Abstract

Geophysicists have long sought direct, incontrovertible evidence from surface observables for convection in Earth's mantle. One of the best candidates for a phenomenon of convective origin is the South Pacific Superswell, a broad area of uplifted seafloor containing numerous volcanoes in French Polynesia. Other proposed examples of the superswell phenomenon include seafloor now located in the North Pacific that was anomalously shallow back in Cretaceous time and the present‐day high topography of eastern and southern Africa. Researchers suggest that superswells form over mantle that is hotter than the global average on account of long‐term absence of cooling by subducting lithosphere. Superswell mantle is melt rich, as evidenced by a fourfold increase in the rate of volcanism as compared with that of normal lithosphere. Seismic tomography suggests that the source for this diffuse, radiogenically enriched volcanism without long age progressions is a hot layer above the transition zone, rather than numerous deep‐mantle plumes.

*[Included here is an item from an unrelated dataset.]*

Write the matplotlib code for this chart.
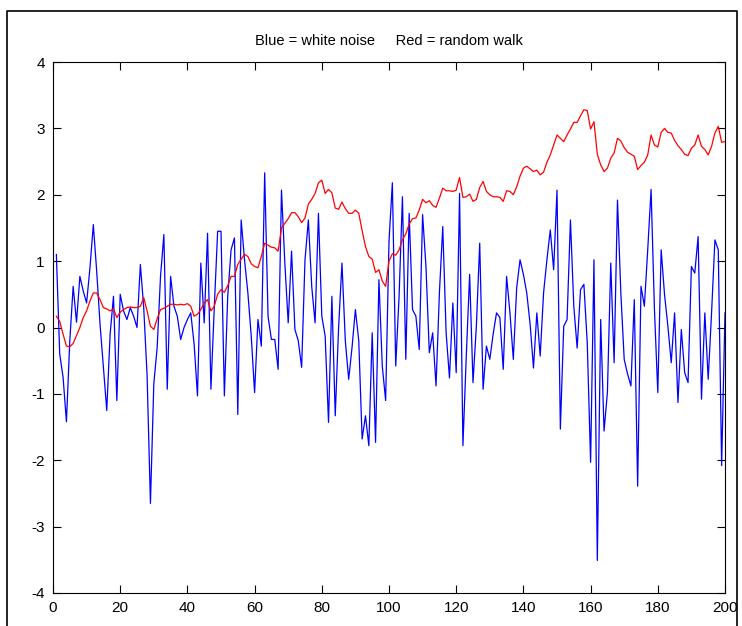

Dynamic upwelling of this buoyant material in a low‐viscosity zone immediately beneath the plate is responsible for both the shallow seafloor and the dip in the elevation of the Earth's sea level equipotential surface over French Polynesia. Thermal models consistent with the seismic tomography, depth, and geoid data predict extremely minor perturbations to the temperature structure in the upper 50 km of the lithosphere and thus unresolvable anomalies in both heat flow and the stiffness of the elastic plate supporting the volcanoes. Superswell volcanism is distinct from other types of volcanism by not being immediately attributable to plate separation, plate convergence, or deep‐mantle plumes.